Two days later, we are back in the lab. There is only a quartet of graduate students left. These are Hazan’s most loyal followers. They do not love her: they are simply the ruthless ones. They know if they can manage to cling to her for long enough, they can ride her wake into greatness. We can all feel the invisible hand of the institute closing on us. Soon, they will confiscate all of this. They will take what can be marketed, and close down the rest. Reckless, pioneering Hazan will be the human sacrifice – ejection from the institute, disgrace. Hazan’s career has ended – torn to bits by ambition. The students hope one of them can pick up the pieces and make their own career out of them, with tenure and all the benefits.
As always, Hazan has masked her destination’s coordinates, coded everything herself. She takes the little calmative pill, swishes the glassful of water through her teeth and says: “See you soon, Baris.”
She settles in, closes her eyes.
And does not wake up.
I sleep, when I can sleep, at her side. Her face is serene. She looks far more vulnerable than she would like. Finally, on the third day, without any indication her consciousness has returned to her body, she’s moved to the institute hospital’s suspension ward, where they seal her into one of the tubes high in the wall to wait with the others in their long sleep. Until what? They seal the tube. Until, I suppose, the resurrection. Hazan, where have you gone? And for how long? You said I would see you soon. How easily you break your word. Hazan the liar.
I am in tears. I am alone, again, in the world. The Surah of Az-Zumar rises unbidden, in my brain, itself resurrected from my childhood days in the cold Madrassah, swaying, mumbling the Koran to atone for the sins of my father:
And the trumpet will be sounded, and all that are in the heavens and all that are on earth will fall down senseless. Unless they be such as God wills. And then it will sound again - and lo! Standing they will begin to see!
Serhan moved into PR mode quickly, shifting blame for the accident away from the institute onto Hazan and myself, who had an “unhealthy, obsessive relationship that endangered both of them.” Moreover, he told the press, “I have to say that it was personally depressing to see Professor Baris Burakgazi dragged into this. As many of you know, he and I finished the Human Connectome project together. Our years of fruitful collaboration . . .”
What had been accomplished in “fruitful collaboration” with Serhan could be written on a single page. Then burned, and scattered to the wind. I left the university with my possessions in a box, happy to go.
But where?
To the boat, the only place that called to me, the only place that made sense.
To find there the light on in the salon, the Calvados and the single glass, the neatly stacked journals.
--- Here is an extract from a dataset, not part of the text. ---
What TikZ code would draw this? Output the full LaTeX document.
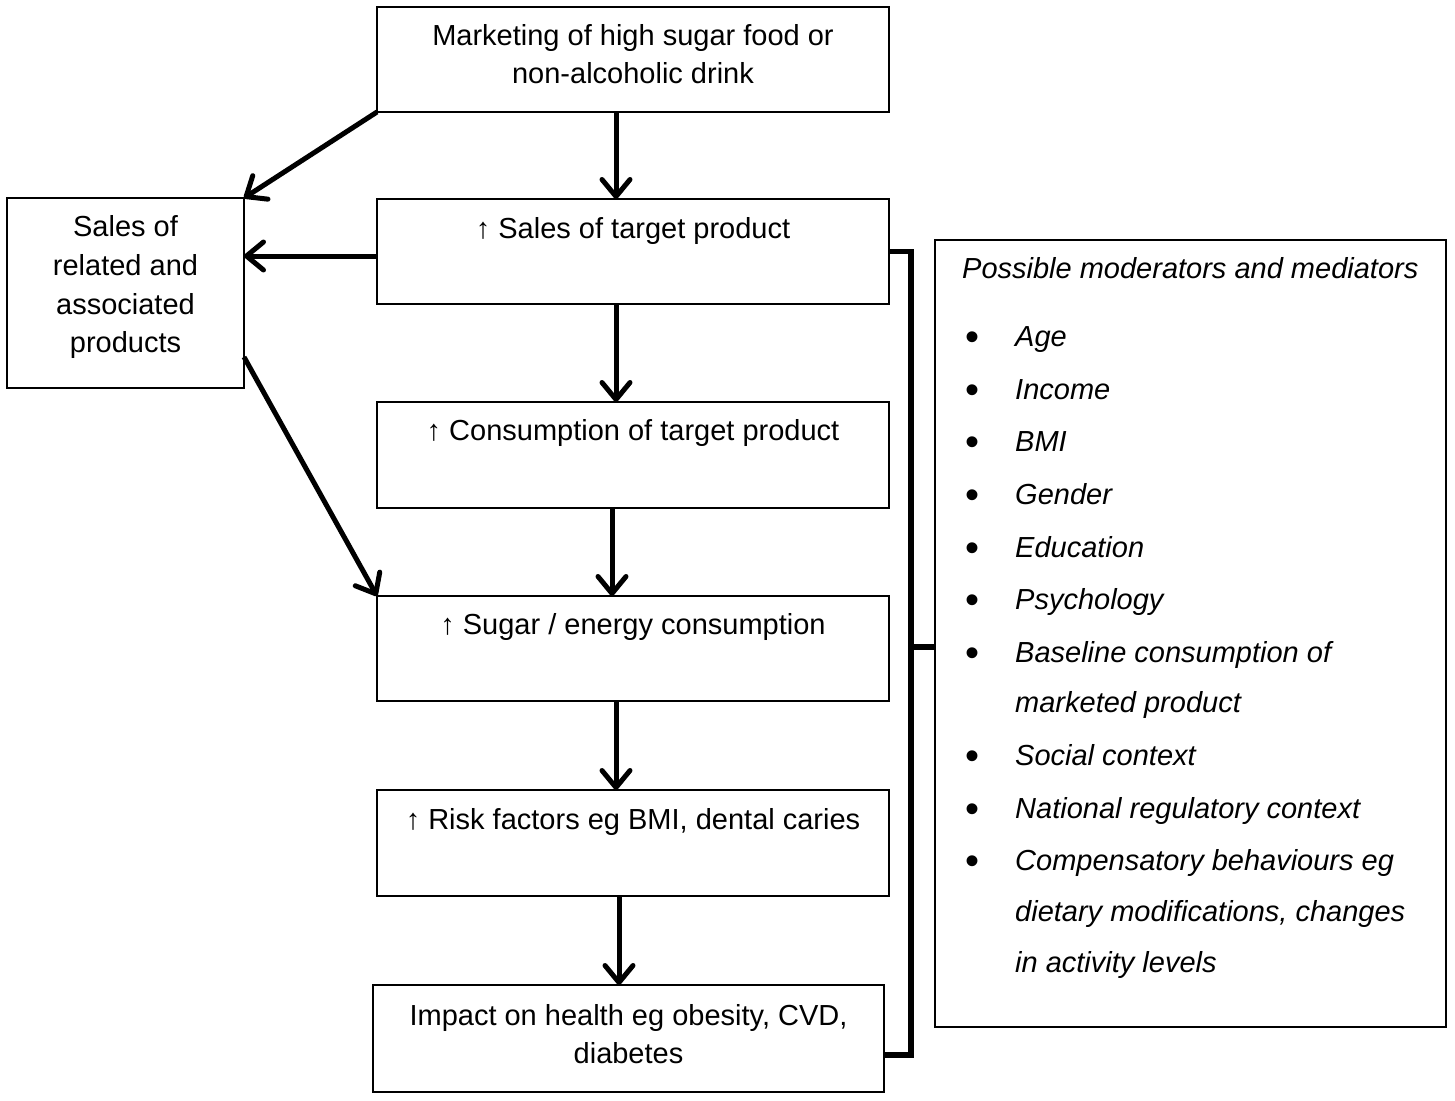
\documentclass[tikz,border=0pt]{standalone}
\usepackage{fontspec}
\setmainfont{Liberation Sans}
\usetikzlibrary{arrows.meta,calc}
\begin{document}
\begin{tikzpicture}[x=1pt,y=-1pt,
  box/.style={draw=black,line width=1.6pt,rectangle,inner sep=0pt,outer sep=0pt},
  txt/.style={anchor=base,inner sep=0pt,font=\fontsize{29}{38}\selectfont},
  itx/.style={anchor=base west,inner sep=0pt,font=\fontsize{29}{38}\selectfont\itshape},
  bul/.style={anchor=base,inner sep=0pt,font=\fontsize{40}{40}\selectfont},
  flow/.style={line width=5pt,-{Straight Barb[length=17pt,width=28pt,round]}},
  brk/.style={line width=5.5pt}]
\useasboundingbox (0,0) rectangle (1455,1100);
% boxes
\node[box,minimum width=512pt,minimum height=105pt] (mk) at (633,59.5) {};
\node[box,minimum width=512pt,minimum height=105pt] (st) at (633,251.5) {};
\node[box,minimum width=512pt,minimum height=106pt] (cs) at (633,455) {};
\node[box,minimum width=512pt,minimum height=105pt] (sg) at (633,648.5) {};
\node[box,minimum width=512pt,minimum height=106pt] (rk) at (633,843) {};
\node[box,minimum width=511pt,minimum height=107pt] (ip) at (628.5,1038.5) {};
\node[box,minimum width=237pt,minimum height=190pt] (rel) at (125.5,293) {};
\node[box,minimum width=511pt,minimum height=787pt] (mod) at (1190.5,633.5) {};
% texts
\node[txt] (mk1) at (633,45) {Marketing of high sugar food or};
\node[txt] (mk2) at (633,83) {non-alcoholic drink};
\node[txt] (st1) at (633,238) {↑ Sales of target product};
\node[txt] (cs1) at (633,440) {↑ Consumption of target product};
\node[txt] (sg1) at (633,634) {↑ Sugar / energy consumption};
\node[txt] (rk1) at (633,829) {↑ Risk factors eg BMI, dental caries};
\node[txt] (ip1) at (628.5,1025) {Impact on health eg obesity, CVD,};
\node[txt] (ip2) at (628.5,1063) {diabetes};
\node[txt] (rel1) at (125.5,236) {Sales of};
\node[txt] (rel2) at (125.5,275) {related and};
\node[txt] (rel3) at (125.5,314) {associated};
\node[txt] (rel4) at (125.5,352) {products};
% moderators
\node[itx] (mh) at (962,278) {Possible moderators and mediators};
\foreach \y/\t [count=\i] in {346/Age,399/Income,451/BMI,504/Gender,557/Education,609/Psychology,662/Baseline consumption of,765/Social context,818/National regulatory context,870/Compensatory behaviours eg}{
  \node[bul] (b\i) at (972,\y+4) {•};
  \node[itx] (it\i) at (1015,\y) {\t};
}
\node[itx] (it7b) at (1015,712) {marketed product};
\node[itx] (it10b) at (1015,921) {dietary modifications, changes};
\node[itx] (it10c) at (1015,972) {in activity levels};
% vertical flow arrows
\draw[flow] ([xshift=-17pt]mk.south) -- ([xshift=-17pt]st.north);
\draw[flow] ([xshift=-17pt]st.south) -- ([xshift=-17pt]cs.north);
\draw[flow] ([xshift=-21pt]cs.south) -- ([xshift=-21pt]sg.north);
\draw[flow] ([xshift=-17pt]sg.south) -- ([xshift=-17pt]rk.north);
\draw[flow] ([xshift=-14pt]rk.south) -- ([xshift=-14pt]rk.south |- ip.north);
% side arrows
\draw[flow] (mk.south west) -- (rel.north east);
\draw[flow] ($(st.west)+(0,4.5)$) -- ($(rel.east |- st.west)+(0,4.5)$);
\draw[flow] ($(rel.east)+(0,64)$) -- (sg.north west);
% bracket
\coordinate (bx) at (911,0);
\coordinate (bb) at ($(ip.east)+(0,16.5)$);
\coordinate (bm) at ($(mod.west)+(0,13.5)$);
\draw[brk] (st.east) -- (st.east -| bx) -- (bx |- bb) -- (bb);
\draw[brk] (bx |- bm) -- (bm);
\end{tikzpicture}
\end{document}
In the hour before dawn, I read the last lines in the journal.
From Journal Entry 252
And so, Baris, you’re finally going to have to learn to sail the boat single-handed. Now you can see why I pushed you to get so quick at trimming the sails when we were coming about. . . this boat, for what it is worth, is now yours. As I am
Yours,
Hazan.
I go up onto the deck, where Venus dominates the sky and the stars are fading.
And then I see it: a gossamer shimmer, coating the boat from bow to aft. Like a trick of the eye, like a liquid reflection on the ceiling of a room, a heatwave pooling on a road: I lay a hand on the cool surface of the boat deck rail.
Hazan in the hospital: “Maybe I just need a break. Can you take a break from being human?”
“Whatever shape you choose, Hazan” I say. “For however long you choose it.”
In the pilothouse I start the engine. I bring in and coil the mooring ropes. I take the wheel in the pilot house. And we pull, Hazan and I, slowly away from the dock, headed down the Bosporus and toward the Marble Sea.